Now we take the Taylor series for the Kullback-Liebler divergence, expanded at $t=0$. This will involve the Fisher metric, but we should expand it out further to get better results.

When we expand out $(p_i + t f_i)\log\left( \frac{p_i + t f_i}{p_i} \right)$, we get the following:

$$f_i t+\frac{f_i^2 t^2}{2 p_i}-\frac{f_i^3 t^3}{6 p_i^2}+\frac{f_i^4 t^4}{12 p_i^3}-\frac{f_i^5 t^5}{20 p_i^4}+\frac{f_i^6 t^6}{30 p_i^5}+O\left(t^7\right)$$

When we sum over $i$, the first term will vanish, and we can factor out a Fisher metric term from all of the others.
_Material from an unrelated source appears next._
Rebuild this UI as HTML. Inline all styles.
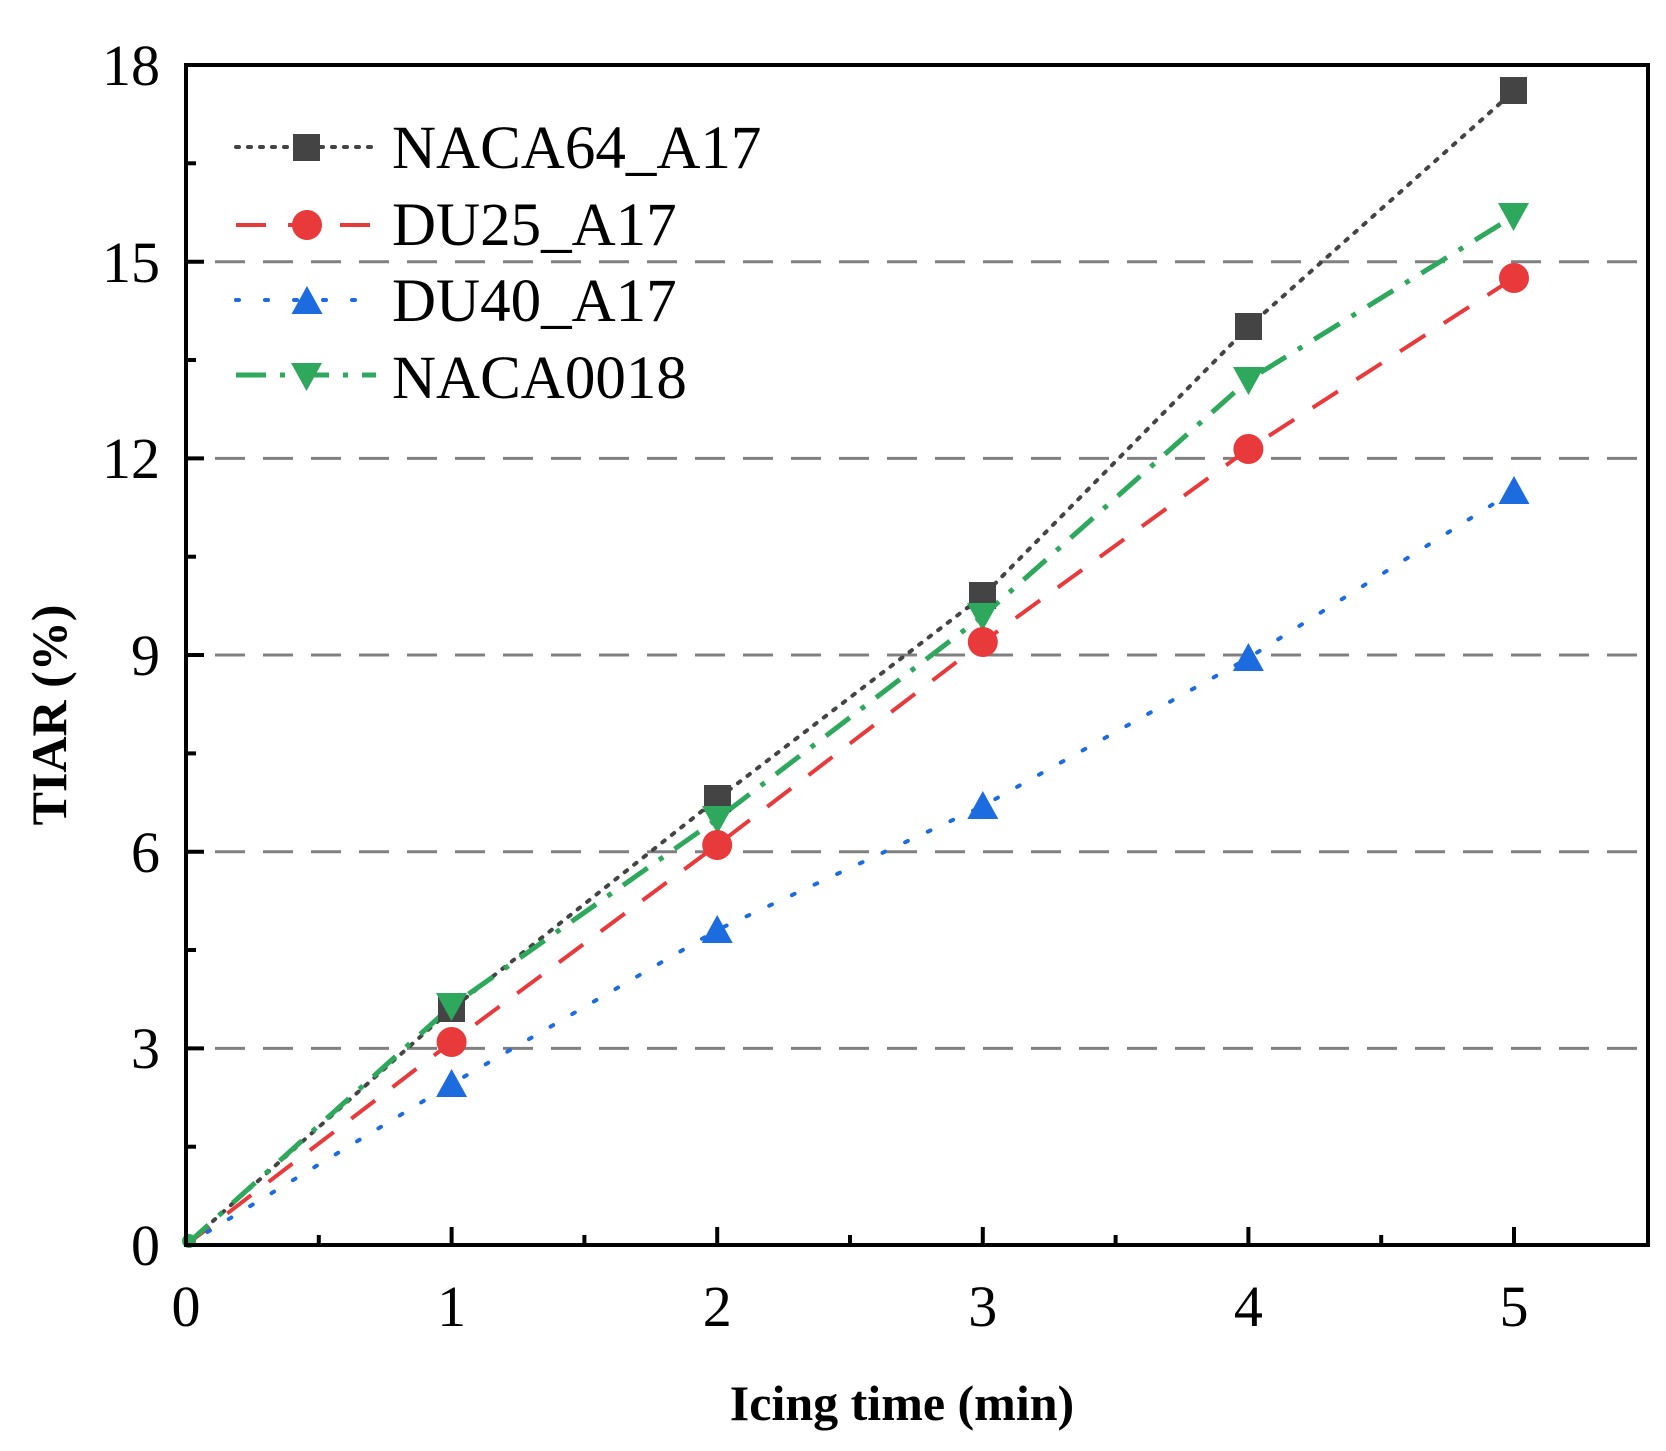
<!DOCTYPE html>
<html><head><meta charset="utf-8"><style>html,body{margin:0;padding:0;background:#fff}svg{display:block}</style></head>
<body>
<svg width="1666" height="1451" viewBox="0 0 1666 1451" xmlns="http://www.w3.org/2000/svg" font-family="Liberation Serif, serif">
<g stroke="#808080" stroke-width="3" stroke-dasharray="30,18">
<line x1="215" y1="1048.4" x2="1646" y2="1048.4"/>
<line x1="215" y1="851.7" x2="1646" y2="851.7"/>
<line x1="215" y1="655" x2="1646" y2="655"/>
<line x1="215" y1="458.4" x2="1646" y2="458.4"/>
<line x1="215" y1="261.7" x2="1646" y2="261.7"/>
</g>
<polyline fill="none" stroke="#444" stroke-width="4" stroke-dasharray="3,9" stroke-linecap="round" points="186,1245 451.6,1009 717.2,799 982.8,596 1248.4,327 1514,91"/>
<polyline fill="none" stroke="#e8393b" stroke-width="4" stroke-dasharray="30,22" points="186,1245 451.6,1042 717.2,845 982.8,642 1248.4,449 1514,278"/>
<polyline fill="none" stroke="#1c6ce0" stroke-width="4" stroke-dasharray="3,22" stroke-linecap="round" points="186,1245 451.6,1084 717.2,930 982.8,806 1248.4,658 1514,491"/>
<polyline fill="none" stroke="#2ea85c" stroke-width="5" stroke-dasharray="30,14,5,14" points="186,1245 451.6,1006 717.2,819 982.8,616 1248.4,380 1514,216"/>
<g fill="#444">
<rect x="438" y="995" width="27" height="27"/><rect x="704" y="785" width="27" height="27"/><rect x="969" y="582" width="27" height="27"/><rect x="1235" y="313" width="27" height="27"/><rect x="1500" y="77" width="27" height="27"/>
</g>
<g fill="#2ea85c">
<path d="M436,993 h31 l-15.5,28z"/><path d="M702,806 h31 l-15.5,28z"/><path d="M967,603 h31 l-15.5,28z"/><path d="M1233,367 h31 l-15.5,28z"/><path d="M1498,203 h31 l-15.5,28z"/>
</g>
<g fill="#e8393b">
<circle cx="451.6" cy="1042" r="15"/><circle cx="717.2" cy="845" r="15"/><circle cx="982.8" cy="642" r="15"/><circle cx="1248.4" cy="449" r="15"/><circle cx="1514" cy="278" r="15"/>
</g>
<g fill="#1c6ce0">
<path d="M451.6,1069 l15.5,28 h-31z"/><path d="M717.2,915 l15.5,28 h-31z"/><path d="M982.8,791 l15.5,28 h-31z"/><path d="M1248.4,643 l15.5,28 h-31z"/><path d="M1514,476 l15.5,28 h-31z"/>
</g>
<circle cx="189" cy="1241" r="7" fill="#2ea85c"/>
<rect x="186" y="65" width="1462" height="1180" fill="none" stroke="#000" stroke-width="4"/>
<g stroke="#000" stroke-width="4">
<line x1="186" y1="1048.4" x2="204" y2="1048.4"/><line x1="186" y1="851.7" x2="204" y2="851.7"/><line x1="186" y1="655" x2="204" y2="655"/><line x1="186" y1="458.4" x2="204" y2="458.4"/><line x1="186" y1="261.7" x2="204" y2="261.7"/>
<line x1="186" y1="1146.7" x2="196" y2="1146.7"/><line x1="186" y1="950" x2="196" y2="950"/><line x1="186" y1="753.4" x2="196" y2="753.4"/><line x1="186" y1="556.7" x2="196" y2="556.7"/><line x1="186" y1="360" x2="196" y2="360"/><line x1="186" y1="163.3" x2="196" y2="163.3"/>
<line x1="451.6" y1="1245" x2="451.6" y2="1227"/><line x1="717.2" y1="1245" x2="717.2" y2="1227"/><line x1="982.8" y1="1245" x2="982.8" y2="1227"/><line x1="1248.4" y1="1245" x2="1248.4" y2="1227"/><line x1="1514" y1="1245" x2="1514" y2="1227"/>
<line x1="318.8" y1="1245" x2="318.8" y2="1235"/><line x1="584.4" y1="1245" x2="584.4" y2="1235"/><line x1="850" y1="1245" x2="850" y2="1235"/><line x1="1115.6" y1="1245" x2="1115.6" y2="1235"/><line x1="1381.2" y1="1245" x2="1381.2" y2="1235"/>
</g>
<g font-size="58" fill="#000" text-anchor="end">
<text x="160" y="1265">0</text><text x="160" y="1068">3</text><text x="160" y="872">6</text><text x="160" y="675">9</text><text x="160" y="478">12</text><text x="160" y="282">15</text><text x="160" y="85">18</text>
</g>
<g font-size="58" fill="#000" text-anchor="middle">
<text x="186" y="1326">0</text><text x="451.6" y="1326">1</text><text x="717.2" y="1326">2</text><text x="982.8" y="1326">3</text><text x="1248.4" y="1326">4</text><text x="1514" y="1326">5</text>
</g>
<text x="902" y="1420" font-size="50" font-weight="bold" text-anchor="middle">Icing time (min)</text>
<text transform="translate(66,715) rotate(-90)" font-size="50" font-weight="bold" text-anchor="middle">TIAR (%)</text>
<line x1="236" y1="147" x2="376" y2="147" stroke="#444" stroke-width="4" stroke-dasharray="3,9" stroke-linecap="round"/>
<rect x="293" y="134" width="27" height="27" fill="#444"/>
<line x1="236" y1="225" x2="376" y2="225" stroke="#e8393b" stroke-width="4" stroke-dasharray="30,22"/>
<circle cx="307" cy="225" r="15" fill="#e8393b"/>
<line x1="236" y1="300" x2="376" y2="300" stroke="#1c6ce0" stroke-width="4" stroke-dasharray="3,26" stroke-linecap="round"/>
<path d="M307,286 l15.5,28 h-31z" fill="#1c6ce0"/>
<line x1="236" y1="375" x2="376" y2="375" stroke="#2ea85c" stroke-width="5" stroke-dasharray="30,14,5,14"/>
<path d="M291,363 h31 l-15.5,28z" fill="#2ea85c"/>
<g font-size="61" fill="#000">
<text x="392" y="168">NACA64_A17</text><text x="392" y="245">DU25_A17</text><text x="392" y="321">DU40_A17</text><text x="392" y="398">NACA0018</text>
</g>
</svg>
</body></html>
I will use an integral sign to sum over $i$, as it is suggestive of what should happen in the continuous case.

$$\int f_i t+\frac{f_i^2 t^2}{2 p_i}-\frac{f_i^3 t^3}{6 p_i^2}+\frac{f_i^4 t^4}{12 p_i^3} \ldots \,di = \int \frac{f_i^2 t^2}{ p_i} \left( \frac{1}{2} - \frac{f_i t}{6 p_i} + \frac{f_i^2 t^2}{12 p_i^2} \ldots \right) di $$

We find that the terms in the parenthesis on the right hand side can be simplified. We set $x_i = \frac{f_i t}{p_i}$ and can derive the following:

$$\left( \frac{1}{2} - \frac{x_i}{6} + \frac{x_i}{12} \ldots \right) = \sum_{k=0}^\infty \frac{(-1)^k x_i^k}{(k+1)(k+2)} = \frac{(x_i +1)\log(x_i+1)-x_i}{x_i^2}$$

This should not be surprising; it's very closely related to the original formula for the Kullbeck-Liebler divergence. In fact, we didn't need Taylor series except to know to subtract off the pesky $t f_i$ term. Therefore, we don't need to worry about the convergence, this manipulation is valid without the series. Therefore,

$$KL(p(t), p) = \int \frac{f_i^2 t^2}{ p_i} \left( \frac{( x_i +1)\log(x_i+1)-x_i}{x_i^2} \right) di $$

In order for this to make sense, we need to make sure that $x_i= \frac{f_i t}{p_i} \geq -1$. However, $\frac{f_i}{p_i} = \frac{q_i}{p_i} - 1 \geq -1$. Even better, it turns out that $ \frac{( x_i +1)\log(x_i+1)-x_i}{x_i^2} \leq 1$ on its domain. With this, we are done, because this implies $$KL(q,p)< I_p(f,f).$$

This implies that we can bound the Kullback-Liebler divergence by the Fisher information metric evaluated on a particular vector $f$. Since the KL-divergence can blow up, it's worthwhile to see what happens in this case. Whenever this happens, the tangent vector $f$ at $p$ is large in the Fisher metric.